Even mundane events can set up the color scheme for the film, and visually express everything the audience is going to see the rest of the way.
Sometimes I wonder if Yi Yi is the last great film of the 20th century or the first great film of the 21st.  It feels like the fulfillment of traditional narrative filmmaking.  Yang's thematic material is traditional (generational conflict, death, infidelity, distrust, coming-of-age), his technique is not obtrusive or ostentatious and he completely avoids self-reflexivity.  He is the sort of filmmaker who may get overlooked for how accomplished he is because his brushstrokes are so carefully hidden.  But if you look carefully (and you know how to find them), you will see them.  For me, I saw them immediately in the recurring motifs he implemented and in his accomplished use of landscape.
Sometimes a reflection can show the longing heart of a character.
Sometimes reflections can trap the character within his own world.
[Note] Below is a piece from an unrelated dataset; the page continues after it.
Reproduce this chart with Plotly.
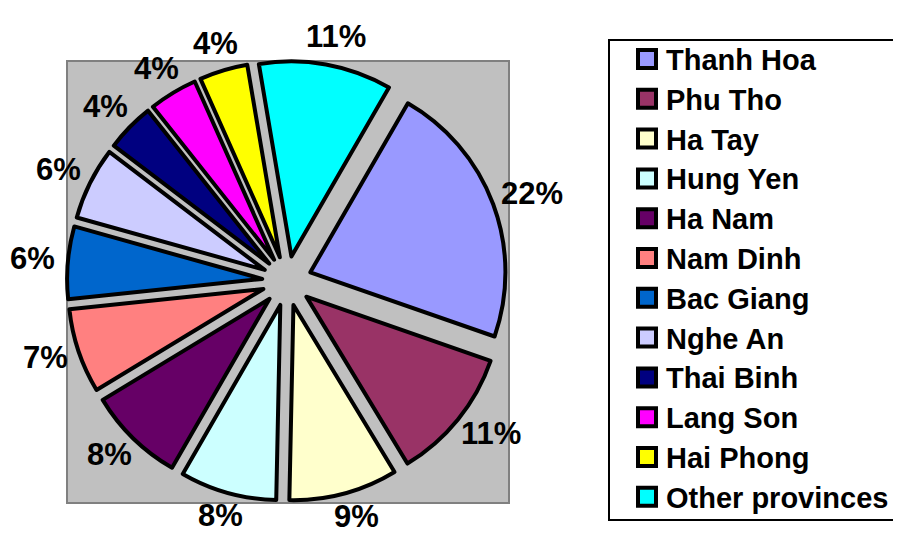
import math
import plotly.graph_objects as go

provinces = ["Thanh Hoa", "Phu Tho", "Ha Tay", "Hung Yen", "Ha Nam", "Nam Dinh",
             "Bac Giang", "Nghe An", "Thai Binh", "Lang Son", "Hai Phong", "Other provinces"]
shares = [22, 11, 9, 8, 8, 7, 6, 6, 4, 4, 4, 11]
colors = ["#9999FF", "#993366", "#FFFFCC", "#CCFFFF", "#660066", "#FF8080",
          "#0066CC", "#CCCCFF", "#000080", "#FF00FF", "#FFFF00", "#00FFFF"]

W, H = 901, 538
OFF = 8  # page body margin
FONT = "Liberation Sans, Arial, sans-serif"
ROTATION = 30

def px(x):
    return (x - OFF) / W

def py(y):
    return 1 - (y - OFF) / H

CX, CY = 287, 281          # pie centre (screen px)
R_OUT = 220                # outer extent of exploded pie
LCX, LCY = 290, 279        # centre of the label ring
LAB_RX, LAB_RY = 258, 246  # label ring radii (Excel-style, outside the slices)

fig = go.Figure()
fig.add_trace(go.Pie(
    labels=provinces,
    values=shares,
    sort=False,
    direction="clockwise",
    rotation=ROTATION,
    pull=0.1275,
    marker=dict(colors=colors, line=dict(color="black", width=4)),
    textinfo="none",
    domain=dict(x=[px(CX - R_OUT), px(CX + R_OUT)], y=[py(CY + R_OUT), py(CY - R_OUT)]),
    showlegend=False,
    hoverinfo="label+percent",
))

shapes = [
    # grey plot area
    dict(type="rect", xref="paper", yref="paper", layer="below",
         x0=px(67), x1=px(509), y0=py(503), y1=py(61),
         fillcolor="#C0C0C0", line=dict(color="#808080", width=2)),
    # legend box
    dict(type="rect", xref="paper", yref="paper",
         x0=px(609), x1=px(898), y0=py(520), y1=py(40),
         fillcolor="white", line=dict(color="black", width=2), layer="below"),
]
annotations = []

# percentage labels at each slice's mid-angle
total = sum(shares)
cum = 0
for v in shares:
    mid = math.radians(ROTATION + 360 * (cum + v / 2) / total)
    cum += v
    lx = LCX + LAB_RX * math.sin(mid)
    ly = LCY - LAB_RY * math.cos(mid)
    annotations.append(dict(xref="paper", yref="paper", x=px(lx), y=py(ly),
                            xanchor="center", yanchor="middle", showarrow=False,
                            text=f"{round(100 * v / total)}%",
                            font=dict(family=FONT, size=31, color="black", weight="bold")))

# legend
for i, (name, col) in enumerate(zip(provinces, colors)):
    cy = 59 + i * 39.8
    shapes.append(dict(type="rect", xref="paper", yref="paper",
                       x0=px(638), x1=px(656), y0=py(cy + 9), y1=py(cy - 9),
                       fillcolor=col, line=dict(color="black", width=4)))
    annotations.append(dict(xref="paper", yref="paper", x=px(664), y=py(cy + 1),
                            xanchor="left", yanchor="middle", showarrow=False,
                            text=name,
                            font=dict(family=FONT, size=29, color="black", weight="bold")))

fig.update_layout(
    width=W, height=H,
    margin=dict(l=0, r=0, t=0, b=0, pad=0, autoexpand=False),
    paper_bgcolor="white",
    plot_bgcolor="white",
    shapes=shapes,
    annotations=annotations,
)

fig.write_html("out.html")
Yang is a master of characters within spaces and utilizes sound to only deepen this.  In Brighter Summer Day he used the soundtrack cleverly to lay out the geography of the town.  In Yi Yi, sound can create distance by having a character hear what occurs off-screen, add detail that the image cannot reveal, or prophesy an upcoming event.
Every setting paints the context of a character. 
By utilizing long shots, Yang gives the close-ups he sparingly uses more emotional power.  His lighting is natural, often motivated primarily from without rather than within.  It all depends on where the character thinks they find happiness.  When a character is at work, they are usually caught in-between worlds.
Geometric patterns break down the space while obstructions prove to be just as prevalent as reflections.
Daily routine is very much a part of Yang's films, as he utilizes even the same framing for multiple scenes within a given setting so that when the routine is broken, either by obstruction or diversity of image selection, it is immediately felt by the audience.  Sometimes it is the uncommon sight that gives us narrative information often reserved for dialogue.  But why waste a powerful moment to engage the audience by having characters talk about it?
The characters cannot always see clearly what is right in front of them.
The space is finally stripped down so much the only place the characters can look is straight ahead.